Speaking about England and Wales, Blair said he was alarmed at the pattern of decline in British courts, prisons, prosecution and probation services, he recommended a holistic review crossing departmental boundaries- the last Royal Commission on the Police review was in 1962.Blair unstintingly blames the Conservatives for the Ministry of Justice, Crime Prosecution Service and Police budget cuts since 2010.Blair calculated that the current Commissioner Cressida Dick’s budget, is 39% less in real terms than his, eleven years after he left the office.

Blair cited a 2019 report by Peter Clarke, Her Majesty’s Chief Inspector of Prisons and a former head of counterterrorism at the Met, which found that drugs and violent/bullying behaviours in prisons have been underestimated, and there are staff shortages. This reporter found a report also by Peter Clarke about HMP Hewell in Worcestershire, his assessment was “The poor living conditions were compounded by the fact that the establishment was failing in its core purpose as an open prison. This report sets out in detail how a wide range of weaknesses and failings meant that it was not properly preparing prisoners for their release. This was particularly concerning as a significant number of prisoners were assessed as presenting a high risk of harm.” This and necessary reforms in probation procedures resonate with the early release of Usman Khan, perpetrator of the two murders on London Bridge before Christmas.

Blair praises the work of Professor Lawrence Sherman at the Cambridge Institute of Criminology, whose premise is that all crimes are not created equal, counting them as if they are fosters distortion of risk assessments, resource allocation, and accountability. Sherman has designed the Cambridge Harm Index, a weighted index to measure and classify each crime type according to how harmful it is, relative to all other crimes. Blair is critical that this project did not receive enough Government funding.

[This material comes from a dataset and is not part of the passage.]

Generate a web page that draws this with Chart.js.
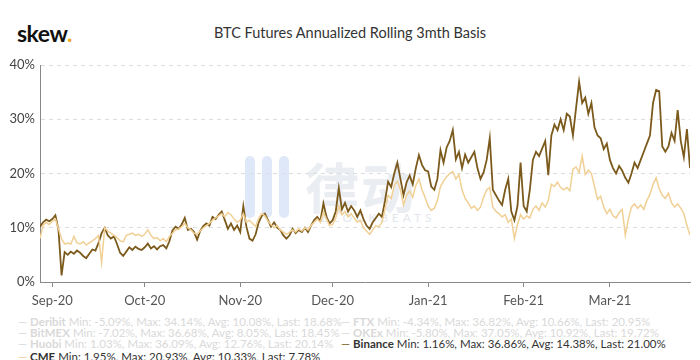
<!DOCTYPE html>
<html>
<head>
<meta charset="utf-8">
<script src="https://cdn.jsdelivr.net/npm/chart.js@4/dist/chart.umd.min.js"></script>
<style>
  body { margin: 0; width: 700px; height: 360px; overflow: hidden; background: #fff; position: relative; font-family: Lato, "Noto Sans", sans-serif; }
  #logo { position: absolute; left: 17px; top: 19px; font-size: 23px; font-weight: 700; color: #111; letter-spacing: -0.5px; }
  #logo span { color: #f0a820; }
  #title { position: absolute; left: 0; width: 700px; top: 24px; text-align: center; font-size: 14.5px; color: #333; }
  #wrap { position: absolute; left: 0; top: 0; width: 700px; height: 310px; z-index: 2; }
  #wm { position: absolute; left: 243px; top: 150px; width: 230px; height: 80px; z-index: 1; }
  #wm .bar { position: absolute; width: 10px; height: 62px; border-radius: 5px; background: #dfe8f8; top: 6px; }
  #wm .cn { position: absolute; left: 62px; top: -4px; font-family: "Noto Sans CJK SC"; font-size: 54px; font-weight: 700; color: #eaedf2; letter-spacing: 2px; }
  #wm .en { position: absolute; left: 78px; top: 60px; font-size: 12px; color: #e3e7ed; letter-spacing: 4px; }
  .row { position: absolute; white-space: nowrap; font-size: 11.5px; line-height: 12px; }
  .off { color: #d9d9d9; }
  .on { color: #333; }
  .row b { font-weight: 700; }
</style>
</head>
<body>
<div id="logo">skew<span>.</span></div>
<div id="title">BTC Futures Annualized Rolling 3mth Basis</div>
<div id="wm">
  <div class="bar" style="left:2px"></div>
  <div class="bar" style="left:19px"></div>
  <div class="bar" style="left:36px"></div>
  <div class="cn">律动</div>
  <div class="en">BLOCKBEATS</div>
</div>
<div id="wrap"><canvas id="myChart" width="700" height="310"></canvas></div>

<div class="row off" style="left:18px;top:316px">— <b>Deribit</b> Min: -5.09%, Max: 34.14%, Avg: 10.08%, Last: 18.68%</div>
<div class="row off" style="left:341px;top:316px">— <b>FTX</b> Min: -4.34%, Max: 36.82%, Avg: 10.66%, Last: 20.95%</div>
<div class="row off" style="left:18px;top:327px">— <b>BitMEX</b> Min: -7.02%, Max: 36.68%, Avg: 8.05%, Last: 18.45%</div>
<div class="row off" style="left:341px;top:327px">— <b>OKEx</b> Min: -5.80%, Max: 37.05%, Avg: 10.92%, Last: 19.72%</div>
<div class="row off" style="left:18px;top:338px">— <b>Huobi</b> Min: 1.03%, Max: 36.09%, Avg: 12.76%, Last: 20.14%</div>
<div class="row on" style="left:341px;top:338px"><span style="color:#7b5a1c">—</span> <b>Binance</b> Min: 1.16%, Max: 36.86%, Avg: 14.38%, Last: 21.00%</div>
<div class="row on" style="left:18px;top:351px"><span style="color:#f0d095">—</span> <b>CME</b> Min: 1.95%, Max: 20.93%, Avg: 10.33%, Last: 7.78%</div>

<script>
// daily values from 2020-08-28
var startDate = new Date(2020, 7, 28);

var binance = [
  10.2, 11.0, 11.5, 11.2, 11.6, 12.3, 9.6, 1.2, 5.5, 5.0,
  5.6, 5.2, 5.8, 5.4, 4.8, 4.4, 5.2, 6.0, 5.8, 7.2,
  9.0, 10.0, 8.6, 8.0, 8.4, 7.0, 5.4, 4.8, 5.6, 6.4,
  5.9, 6.5, 6.1, 5.9, 6.4, 7.1, 6.2, 6.6, 6.0, 6.6,
  6.8, 6.2, 7.5, 9.5, 10.2, 9.8, 10.6, 11.8, 9.6, 9.8,
  9.2, 7.8, 9.4, 10.3, 10.8, 10.4, 12.0, 11.6, 12.4, 13.0,
  11.4, 9.8, 10.8, 9.6, 10.4, 9.2, 14.0, 10.2, 8.0, 7.6,
  8.8, 11.0, 12.2, 12.6, 11.4, 10.2, 11.0, 10.0, 9.6, 8.6,
  8.0, 8.6, 9.8, 9.0, 9.6, 9.2, 10.0, 9.2, 10.4, 11.4,
  12.0, 11.2, 14.5, 12.0, 10.8, 11.4, 13.0, 17.3, 13.4, 14.6,
  13.0, 14.0, 13.2, 12.0, 13.2, 11.6, 10.4, 9.8, 11.0, 11.8,
  12.6, 12.0, 15.0, 18.5, 17.5, 20.0, 22.0, 19.0, 16.0, 18.4,
  19.6, 18.0, 21.0, 23.4, 21.6, 20.6, 20.4, 17.6, 17.0, 19.0,
  24.3, 22.0, 24.8, 26.0, 28.0, 22.6, 24.0, 21.0, 23.5, 22.0,
  23.0, 24.0, 21.0, 19.0, 20.2, 22.5, 26.5, 17.0, 16.0, 15.0,
  14.2, 17.0, 19.0, 13.0, 11.4, 14.0, 22.0, 14.0, 13.0, 17.0,
  22.5, 24.0, 23.2, 24.6, 26.0, 19.7, 27.0, 29.0, 28.0, 30.0,
  28.0, 31.0, 30.5, 27.0, 32.0, 36.9, 33.0, 34.0, 31.0, 33.0,
  28.5, 27.0, 26.5, 24.5, 25.5, 22.5, 21.0, 20.0, 21.4, 20.5,
  19.2, 18.3, 20.0, 22.0, 21.0, 22.5, 24.0, 25.5, 27.0, 33.0,
  35.4, 35.2, 25.0, 24.0, 25.0, 27.5, 26.0, 31.7, 26.0, 23.0,
  28.2, 21.0
];

var cme = [
  8.0, 10.4, 11.0, 10.6, 11.2, 11.6, 9.8, 8.0, 7.0, 7.2,
  7.0, 8.4, 7.2, 7.0, 7.4, 6.8, 7.2, 7.6, 8.0, 8.6,
  3.6, 10.0, 9.4, 9.0, 8.6, 8.2, 7.6, 7.4, 8.6, 8.8,
  9.0, 8.6, 8.8, 8.4, 8.8, 9.6, 8.6, 8.0, 8.2, 7.6,
  8.0, 7.4, 8.4, 9.0, 9.6, 9.8, 10.2, 10.8, 10.0, 9.6,
  9.0, 8.8, 9.4, 10.0, 10.4, 10.8, 11.4, 11.8, 12.2, 12.6,
  12.0, 12.8, 12.4, 11.6, 11.0, 11.4, 12.6, 11.0, 11.4, 10.8,
  10.2, 11.8, 12.6, 12.2, 11.2, 10.6, 10.0, 10.4, 9.6, 9.2,
  8.8, 9.2, 9.6, 9.2, 9.8, 9.4, 10.0, 9.6, 10.4, 11.0,
  11.6, 11.0, 12.8, 11.6, 10.4, 10.6, 11.8, 14.0, 12.4, 13.0,
  12.0, 12.6, 11.8, 11.0, 11.4, 10.0, 9.4, 8.8, 9.6, 10.4,
  10.2, 11.0, 13.4, 16.0, 15.4, 17.8, 18.6, 17.0, 14.2, 16.0,
  16.8, 15.6, 17.8, 19.0, 17.0, 15.6, 14.0, 13.2, 13.6, 15.0,
  17.6, 18.6, 19.4, 20.0, 20.4, 19.0, 19.8, 17.0, 15.4, 14.6,
  13.6, 14.0, 13.2, 13.8, 15.6, 17.0, 17.4, 13.8, 13.0, 12.6,
  12.0, 12.4, 11.0, 11.6, 8.0, 10.6, 12.4, 11.6, 12.2, 11.8,
  13.4, 14.0, 13.2, 14.6, 13.8, 15.0, 18.0, 17.6, 18.4, 17.4,
  17.0, 17.4, 16.8, 20.8, 21.2, 20.2, 23.2, 19.8, 20.6, 20.0,
  17.6, 15.2, 15.8, 13.8, 12.6, 13.4, 12.2, 11.8, 12.8, 13.4,
  8.6, 11.6, 13.8, 14.4, 13.6, 14.2, 13.4, 15.0, 16.2, 18.0,
  19.2, 17.2, 16.0, 15.4, 16.4, 14.6, 13.8, 14.4, 13.6, 12.6,
  10.4, 8.6
];

var monthNames = ['Jan', 'Feb', 'Mar', 'Apr', 'May', 'Jun', 'Jul', 'Aug', 'Sep', 'Oct', 'Nov', 'Dec'];
var yTicks = [0, 10, 20, 30, 40];

// day offsets of each month start in range
var monthTicks = [];
var monthLabels = {};
for (var i = 0; i < binance.length; i++) {
  var d = new Date(startDate.getFullYear(), startDate.getMonth(), startDate.getDate() + i);
  if (d.getDate() === 1) {
    monthTicks.push(i);
    monthLabels[i] = monthNames[d.getMonth()] + '-' + String(d.getFullYear()).slice(2);
  }
}

function toPoints(arr) {
  var pts = [];
  for (var i = 0; i < arr.length; i++) pts.push({ x: i, y: arr[i] });
  return pts;
}

Chart.defaults.font.family = 'Lato, "Noto Sans", sans-serif';
Chart.defaults.color = '#555';

var ctx = document.getElementById('myChart');
var chart = new Chart(ctx, {
  type: 'line',
  data: {
    datasets: [{
      label: 'CME',
      data: toPoints(cme),
      borderColor: '#f0d095',
      borderWidth: 1.5,
      pointRadius: 0,
      tension: 0
    }, {
      label: 'Binance',
      data: toPoints(binance),
      borderColor: '#7b5a1c',
      borderWidth: 1.8,
      pointRadius: 0,
      tension: 0
    }]
  },
  options: {
    responsive: false,
    animation: false,
    layout: { padding: { top: 65, right: 10, left: 0, bottom: 0 } },
    plugins: {
      legend: { display: false },
      tooltip: { enabled: false }
    },
    scales: {
      x: {
        type: 'linear',
        min: 0,
        max: binance.length - 1,
        afterBuildTicks: function (scale) {
          scale.ticks = monthTicks.map(function (v) { return { value: v }; });
        },
        afterFit: function (scale) { scale.height = 28; },
        ticks: {
          autoSkip: false,
          maxRotation: 0,
          padding: 6,
          font: { size: 13 },
          color: '#555',
          callback: function (value) { return monthLabels[value]; }
        },
        grid: { drawOnChartArea: false, drawTicks: true, tickLength: 5, color: '#888' },
        border: { color: '#888', width: 1 }
      },
      y: {
        min: 0,
        max: 40,
        afterBuildTicks: function (scale) {
          scale.ticks = yTicks.map(function (v) { return { value: v }; });
        },
        afterFit: function (scale) { scale.width = 40; },
        ticks: {
          padding: 5,
          font: { size: 13 },
          color: '#444',
          callback: function (value) { return value + '%'; }
        },
        grid: { color: '#dddddd', drawTicks: false },
        border: { color: '#888', width: 1, dash: [4, 4] }
      }
    }
  }
});
</script>
</body>
</html>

Blair quotes Sir Tom Winsor the Chief Inspector of Constabulary, who has said UK is paying for its failure to prevent crime ‘you can’t have 100 per cent of whatever it is you want for 60 or 70 per cent of its efficient cost.’ Blair’s talk was delivered during the parliamentary purdah before the December general election and his apparently partisan take might encourage support from the opposition for more funding for the criminal justice system when Bills come to the House of Commons for debate. Blair’s views are supported by a Parliamentary Justice Committee report dated October 2019 that claims the prison estate is in an appalling state of disrepair, with violence and self-harm at record highs and there is little sign of improvement.

According to criminal justice statistics 1.58 million individuals were dealt with by the Criminal Justice System in England and Wales in the latest year (June 2018-2019),a fall of 2% and the lowest since records began. Out of 1.37 million defendants prosecuted, convictions remained stable at 87%, defendants remanded on bail by the police decreased by 10% since the year ending June 2018,the numbers sentenced to immediate custody were the lowest since 2009, and the average custodial sentence length has steadily increased to 20.3 months for indictable offences and was 17.4 months overall (the highest in the decade).

The 2017 ‘10 Prisons Project’, that aimed to tackle the most persistent and urgent problems facing 10 of the UK’s most challenging prisons, had successful results: The rate of assaults per 1,000 prisoners in the 10 prisons dropped by 16%, from 42.9 in June/August 2018 to 36.1 in April/June 2019; and the percentage of positive results from random mandatory drug tests dropped between August 2018 and March 2019.  The challenge for the 2020 Government will be planning how to fund the implementation of these results across the entire prison estate.